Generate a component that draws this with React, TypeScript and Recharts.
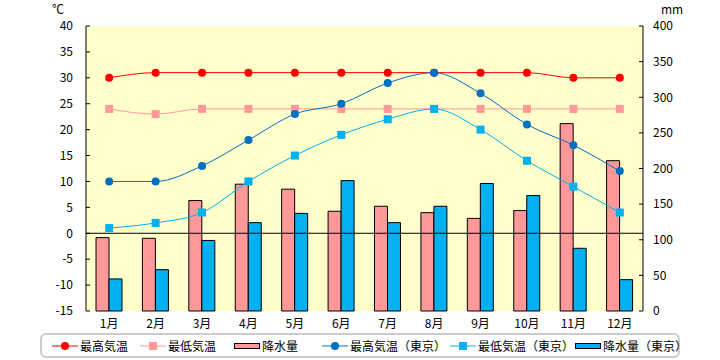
import { Bar, CartesianGrid, ComposedChart, Legend, Line, ReferenceLine, XAxis, YAxis } from 'recharts'

const months = ['1月', '2月', '3月', '4月', '5月', '6月', '7月', '8月', '9月', '10月', '11月', '12月']
const maxTemp = [30, 31, 31, 31, 31, 31, 31, 31, 31, 31, 30, 30]
const minTemp = [24, 23, 24, 24, 24, 24, 24, 24, 24, 24, 24, 24]
const rain = [103, 102, 155, 178, 171, 140, 147, 138, 130, 141, 263, 211]
const maxTempTokyo = [10, 10, 13, 18, 23, 25, 29, 31, 27, 21, 17, 12]
const minTempTokyo = [1, 2, 4, 10, 15, 19, 22, 24, 20, 14, 9, 4]
const rainTokyo = [45, 58, 99, 124, 137, 183, 124, 147, 179, 162, 88, 44]
const tempTicks = [-15, -10, -5, 0, 5, 10, 15, 20, 25, 30, 35, 40]
const rainTicks = [0, 50, 100, 150, 200, 250, 300, 350, 400]

const data = months.map((m, i) => ({
  month: m,
  maxTemp: maxTemp[i],
  minTemp: minTemp[i],
  rain: rain[i],
  maxTempTokyo: maxTempTokyo[i],
  minTempTokyo: minTempTokyo[i],
  rainTokyo: rainTokyo[i],
}))

const FONT = '"Noto Sans CJK JP", "Noto Sans", sans-serif'

const squareDot = (color: string) => (p: any) => (
  <rect key={`sq-${color}-${p.index}`} x={p.cx - 4} y={p.cy - 4} width={8} height={8} fill={color} />
)
const circleDot = (color: string) => (p: any) => (
  <circle key={`c-${color}-${p.index}`} cx={p.cx} cy={p.cy} r={4} fill={color} />
)

const legendItems = [
  { label: '最高気温', color: '#FF0000', kind: 'circle', left: 10 },
  { label: '最低気温', color: '#FF9999', kind: 'square', left: 98 },
  { label: '降水量', color: '#FF9999', kind: 'bar', left: 192 },
  { label: '最高気温（東京）', color: '#0070C0', kind: 'circle', left: 280 },
  { label: '最低気温（東京）', color: '#00B0F0', kind: 'square', left: 408 },
  { label: '降水量（東京）', color: '#00B0F0', kind: 'bar', left: 533 },
]

function LegendIcon({ kind, color }: { kind: string; color: string }) {
  return (
    <svg width={26} height={12} style={{ display: 'block' }}>
      {kind === 'bar' ? (
        <rect x={0.5} y={3.5} width={25} height={5} fill={color} stroke="#000" strokeWidth={1} />
      ) : (
        <>
          <line x1={0} y1={6} x2={26} y2={6} stroke={color} strokeWidth={1} />
          {kind === 'circle' ? (
            <circle cx={13} cy={6} r={4} fill={color} />
          ) : (
            <rect x={9} y={2} width={8} height={8} fill={color} />
          )}
        </>
      )}
    </svg>
  )
}

function CustomLegend() {
  return (
    <div
      style={{
        position: 'relative',
        boxSizing: 'border-box',
        width: 640,
        height: 25,
        border: '2px solid #CCCCCC',
        borderRadius: 6,
        fontSize: 12,
        fontFamily: FONT,
        color: '#000',
      }}
    >
      {legendItems.map((it) => (
        <div
          key={it.label}
          style={{ position: 'absolute', left: it.left, top: 3, display: 'flex', alignItems: 'center', whiteSpace: 'nowrap', lineHeight: '16px' }}
        >
          <LegendIcon kind={it.kind} color={it.color} />
          <span style={{ marginLeft: 2 }}>{it.label}</span>
        </div>
      ))}
    </div>
  )
}

export default function App() {
  return (
    <div style={{ position: 'absolute', left: 0, top: 0, width: 720, height: 360, background: '#fff', fontFamily: FONT }}>
      <style>{'body{margin:0}'}</style>
      <div style={{ position: 'absolute', left: 52, top: 0, fontSize: 12 }}>℃</div>
      <div style={{ position: 'absolute', left: 661, top: 0, fontSize: 12 }}>mm</div>
      <ComposedChart
        width={720}
        height={360}
        data={data}
        margin={{ top: 26, right: 0, bottom: 0, left: 0 }}
        barGap={0}
        barSize={13}
      >
        <CartesianGrid horizontal={false} vertical={false} fill="#FFFFCC" stroke="none" />
        <XAxis
          dataKey="month"
          height={24}
          axisLine={false}
          tickLine={false}
          tick={{ fill: '#000', fontSize: 12 }}
          interval={0}
        />
        <YAxis
          yAxisId="left"
          orientation="left"
          width={86}
          domain={[-15, 40]}
          ticks={tempTicks}
          interval={0}
          axisLine={{ stroke: '#000' }}
          tickLine={{ stroke: '#000' }}
          tickSize={-4}
          tickMargin={17}
          tick={{ fill: '#000', fontSize: 12 }}
        />
        <YAxis
          yAxisId="right"
          orientation="right"
          width={77}
          domain={[0, 400]}
          ticks={rainTicks}
          interval={0}
          axisLine={{ stroke: '#000' }}
          tickLine={{ stroke: '#000' }}
          tickSize={-4}
          tickMargin={14}
          tick={{ fill: '#000', fontSize: 12 }}
        />
        <Bar yAxisId="right" dataKey="rain" fill="#FF9999" stroke="#000" strokeWidth={1} isAnimationActive={false} />
        <Bar yAxisId="right" dataKey="rainTokyo" fill="#00B0F0" stroke="#000" strokeWidth={1} isAnimationActive={false} />
        <ReferenceLine yAxisId="left" y={0} stroke="#000" strokeWidth={1} />
        <Line yAxisId="left" type="monotone" dataKey="maxTemp" stroke="#FF0000" strokeWidth={1} dot={circleDot('#FF0000')} activeDot={false} isAnimationActive={false} />
        <Line yAxisId="left" type="monotone" dataKey="minTemp" stroke="#FF9999" strokeWidth={1} dot={squareDot('#FF9999')} activeDot={false} isAnimationActive={false} />
        <Line yAxisId="left" type="monotone" dataKey="maxTempTokyo" stroke="#0070C0" strokeWidth={1} dot={circleDot('#0070C0')} activeDot={false} isAnimationActive={false} />
        <Line yAxisId="left" type="monotone" dataKey="minTempTokyo" stroke="#00B0F0" strokeWidth={1} dot={squareDot('#00B0F0')} activeDot={false} isAnimationActive={false} />
        <Legend
          verticalAlign="bottom"
          content={() => <CustomLegend />}
          wrapperStyle={{ left: 40, top: 333, width: 640, height: 25 }}
        />
      </ComposedChart>
    </div>
  )
}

========================

- GIVEN PROBLEM
Leave the images out and output the remaining material exactly as it stands.

- EXERCISE SOLUTION
Generate a component that draws this with React, TypeScript and Recharts.
import { Bar, CartesianGrid, ComposedChart, Legend, Line, ReferenceLine, XAxis, YAxis } from 'recharts'

const months = ['1月', '2月', '3月', '4月', '5月', '6月', '7月', '8月', '9月', '10月', '11月', '12月']
const maxTemp = [30, 31, 31, 31, 31, 31, 31, 31, 31, 31, 30, 30]
const minTemp = [24, 23, 24, 24, 24, 24, 24, 24, 24, 24, 24, 24]
const rain = [103, 102, 155, 178, 171, 140, 147, 138, 130, 141, 263, 211]
const maxTempTokyo = [10, 10, 13, 18, 23, 25, 29, 31, 27, 21, 17, 12]
const minTempTokyo = [1, 2, 4, 10, 15, 19, 22, 24, 20, 14, 9, 4]
const rainTokyo = [45, 58, 99, 124, 137, 183, 124, 147, 179, 162, 88, 44]
const tempTicks = [-15, -10, -5, 0, 5, 10, 15, 20, 25, 30, 35, 40]
const rainTicks = [0, 50, 100, 150, 200, 250, 300, 350, 400]

const data = months.map((m, i) => ({
  month: m,
  maxTemp: maxTemp[i],
  minTemp: minTemp[i],
  rain: rain[i],
  maxTempTokyo: maxTempTokyo[i],
  minTempTokyo: minTempTokyo[i],
  rainTokyo: rainTokyo[i],
}))

const FONT = '"Noto Sans CJK JP", "Noto Sans", sans-serif'

const squareDot = (color: string) => (p: any) => (
  <rect key={`sq-${color}-${p.index}`} x={p.cx - 4} y={p.cy - 4} width={8} height={8} fill={color} />
)
const circleDot = (color: string) => (p: any) => (
  <circle key={`c-${color}-${p.index}`} cx={p.cx} cy={p.cy} r={4} fill={color} />
)

const legendItems = [
  { label: '最高気温', color: '#FF0000', kind: 'circle', left: 10 },
  { label: '最低気温', color: '#FF9999', kind: 'square', left: 98 },
  { label: '降水量', color: '#FF9999', kind: 'bar', left: 192 },
  { label: '最高気温（東京）', color: '#0070C0', kind: 'circle', left: 280 },
  { label: '最低気温（東京）', color: '#00B0F0', kind: 'square', left: 408 },
  { label: '降水量（東京）', color: '#00B0F0', kind: 'bar', left: 533 },
]

function LegendIcon({ kind, color }: { kind: string; color: string }) {
  return (
    <svg width={26} height={12} style={{ display: 'block' }}>
      {kind === 'bar' ? (
        <rect x={0.5} y={3.5} width={25} height={5} fill={color} stroke="#000" strokeWidth={1} />
      ) : (
        <>
          <line x1={0} y1={6} x2={26} y2={6} stroke={color} strokeWidth={1} />
          {kind === 'circle' ? (
            <circle cx={13} cy={6} r={4} fill={color} />
          ) : (
            <rect x={9} y={2} width={8} height={8} fill={color} />
          )}
        </>
      )}
    </svg>
  )
}

function CustomLegend() {
  return (
    <div
      style={{
        position: 'relative',
        boxSizing: 'border-box',
        width: 640,
        height: 25,
        border: '2px solid #CCCCCC',
        borderRadius: 6,
        fontSize: 12,
        fontFamily: FONT,
        color: '#000',
      }}
    >
      {legendItems.map((it) => (
        <div
          key={it.label}
          style={{ position: 'absolute', left: it.left, top: 3, display: 'flex', alignItems: 'center', whiteSpace: 'nowrap', lineHeight: '16px' }}
        >
          <LegendIcon kind={it.kind} color={it.color} />
          <span style={{ marginLeft: 2 }}>{it.label}</span>
        </div>
      ))}
    </div>
  )
}

export default function App() {
  return (
    <div style={{ position: 'absolute', left: 0, top: 0, width: 720, height: 360, background: '#fff', fontFamily: FONT }}>
      <style>{'body{margin:0}'}</style>
      <div style={{ position: 'absolute', left: 52, top: 0, fontSize: 12 }}>℃</div>
      <div style={{ position: 'absolute', left: 661, top: 0, fontSize: 12 }}>mm</div>
      <ComposedChart
        width={720}
        height={360}
        data={data}
        margin={{ top: 26, right: 0, bottom: 0, left: 0 }}
        barGap={0}
        barSize={13}
      >
        <CartesianGrid horizontal={false} vertical={false} fill="#FFFFCC" stroke="none" />
        <XAxis
          dataKey="month"
          height={24}
          axisLine={false}
          tickLine={false}
          tick={{ fill: '#000', fontSize: 12 }}
          interval={0}
        />
        <YAxis
          yAxisId="left"
          orientation="left"
          width={86}
          domain={[-15, 40]}
          ticks={tempTicks}
          interval={0}
          axisLine={{ stroke: '#000' }}
          tickLine={{ stroke: '#000' }}
          tickSize={-4}
          tickMargin={17}
          tick={{ fill: '#000', fontSize: 12 }}
        />
        <YAxis
          yAxisId="right"
          orientation="right"
          width={77}
          domain={[0, 400]}
          ticks={rainTicks}
          interval={0}
          axisLine={{ stroke: '#000' }}
          tickLine={{ stroke: '#000' }}
          tickSize={-4}
          tickMargin={14}
          tick={{ fill: '#000', fontSize: 12 }}
        />
        <Bar yAxisId="right" dataKey="rain" fill="#FF9999" stroke="#000" strokeWidth={1} isAnimationActive={false} />
        <Bar yAxisId="right" dataKey="rainTokyo" fill="#00B0F0" stroke="#000" strokeWidth={1} isAnimationActive={false} />
        <ReferenceLine yAxisId="left" y={0} stroke="#000" strokeWidth={1} />
        <Line yAxisId="left" type="monotone" dataKey="maxTemp" stroke="#FF0000" strokeWidth={1} dot={circleDot('#FF0000')} activeDot={false} isAnimationActive={false} />
        <Line yAxisId="left" type="monotone" dataKey="minTemp" stroke="#FF9999" strokeWidth={1} dot={squareDot('#FF9999')} activeDot={false} isAnimationActive={false} />
        <Line yAxisId="left" type="monotone" dataKey="maxTempTokyo" stroke="#0070C0" strokeWidth={1} dot={circleDot('#0070C0')} activeDot={false} isAnimationActive={false} />
        <Line yAxisId="left" type="monotone" dataKey="minTempTokyo" stroke="#00B0F0" strokeWidth={1} dot={squareDot('#00B0F0')} activeDot={false} isAnimationActive={false} />
        <Legend
          verticalAlign="bottom"
          content={() => <CustomLegend />}
          wrapperStyle={{ left: 40, top: 333, width: 640, height: 25 }}
        />
      </ComposedChart>
    </div>
  )
}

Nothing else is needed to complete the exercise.